A source identity SHOULD be composed from available information sources and displayed together with the text as indicated in ITU-T T.140 Appendix . The source should primarily be the NAME field from incoming SDES packets. If this information is not available, and the session is a two-party session, then the T.140 source identity SHOULD be composed from the SIP session participant information. For multi-party sessions the source identity may be composed by local information if sufficient information is not available in the session. Applications may abbreviate the presented source identity to a suitable form for the available display.

Display space limitations and other considerations may call for an opportunity for the user to select what sources of text to present, at what stage in the reception process to display them and how to present them. The specification draft-hellstrom-text-preview specifies such presentation aspects.

UAs participating in sessions with real-time text, SHOULD send SDES packets in RTCP giving values to appropriate identification fields. The NAME field should be given a value that is suitable as an identifier of text from the user of the UA.

This document makes no request of IANA. Note to RFC Editor: this section may be removed on publication as an RFC.

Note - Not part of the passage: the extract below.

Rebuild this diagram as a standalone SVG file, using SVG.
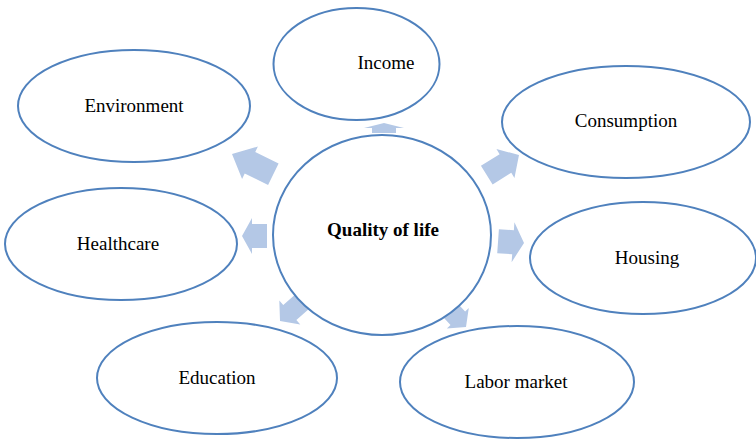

The security considerations valid for RFC 4103 and RFC 3550 are valid also for the multi-party sessions with text.

The congestion considerations described in RFC 4103 are valid also for multi-party use of the real-time text RTP transport. A risk for congestion may appear if a number of conference participants are active transmitting text simultaneously, because this multi-party transmission method does not allow multiple sources of text to contribute to the same packet. In situations of risk for congestion, the Focus UA MAY combine packets from the same source to increase the transmission interval per source up to one second. Local conference policy in the Focus UA may be used to decide on which streams shall be selected for such transmission frequency reduction.